Despite its importance, today there are limited opportunities for medical students to practice the role of a teacher. Irrespective of the specific professional career, medical graduates need skills to teach effectively [], [1]. Our course implements competence-based teaching by educating students to be peer-teachers. CCD moderators gain first-hand teaching-experience and a chance to grow into their role as lecturers. Additionally, the CCD allows for students to experience the role of a physician-lecturer and participate directly in medical education activities at their university.

However, the data presented here have several important limitations. First, the CCD is an extracurricular course offered at a single institution at this point. Students receive no academic credit and classes are held in the evening, so it is likely that only highly motivated students participate. Interestingly, when we asked participants for both high-school diploma grade (“Abiturnote”) as well as German National Board Exams Step 1 (“1. Abschnitt der Ärztlichen Prüfung”), we did not find any difference to the respective distributions of all medical students at our medical school, suggesting an unbiased sample (at least in respect to these overall indicators of academic performance). Nevertheless, the applicability of CCDs at other medical faculties as well as its acceptance as a regular curricular format remain to be tested.

While we have recently shown effectiveness of CCDs to promote CR competence [19], future studies should investigate in greater detail the roles and cognitive activities in CCDs to gain a better understanding of the learning mechanisms involved. This can be helpful in further developing this teaching format, increasing its effectiveness and efficacy.

Finally, improved CR competence helps medical care providers avoid cognitive biases and consider various factors that affect the development of illnesses [30]. While this might contribute to an increased quality of care for patients, showing such effects has proven to be difficult even for best evidence medical education practices [44]. Hence, the decision for or against the implementation of a relatively resource-intensive teaching format such as CCD in addition to the data presented here will depend on preferences of the local teaching staff, the curriculum, and available resources.

4. Conclusion

We propose an interactive, iterative, case-based and supervised peer-teaching format to promote CR in medical students: The Clinical Case Discussion (CCD). In our experience, CCDs are a well-accepted teaching format of growing popularity. In 2015, an award for innovative teaching was presented to the organizers of the CCD courses at LMU Munich. Its international applicability is currently assessed through its use at Jimma University in Ethiopia [45] as well as during international summer schools in cooperation with Weill Cornell Medical School and Washington University of St.

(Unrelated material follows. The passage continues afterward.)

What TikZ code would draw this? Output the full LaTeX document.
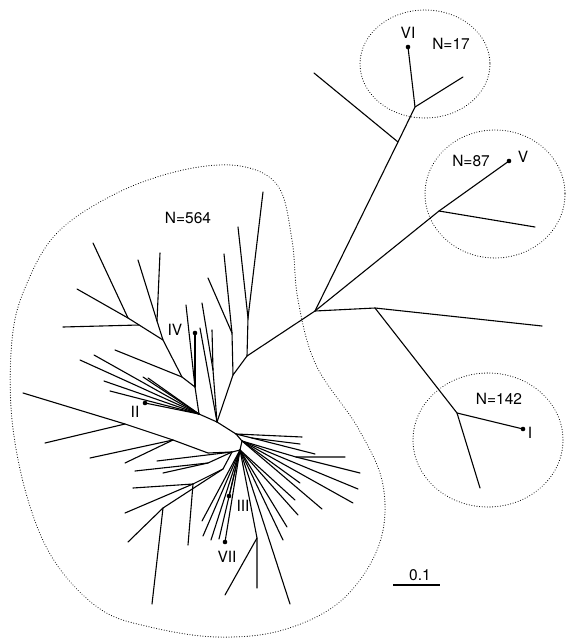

Louis, both in the USA. We hope that this article raises interest in the CCD as an educational tool to foster CR in medical students at other medical schools. To promote its use, the online version of this article is supplemented with working materials for the implementation of CCDs.


This work was supported by the German Federal Ministry of Education and Research (grant no. 01PB18004C).

Supplementary information

  • CCD rules of conduct
  • Criteria of a good case
  • List of cases by departments

see attachment 1 [Attach. 1].

Competing interests

The authors declare that they have no competing interests.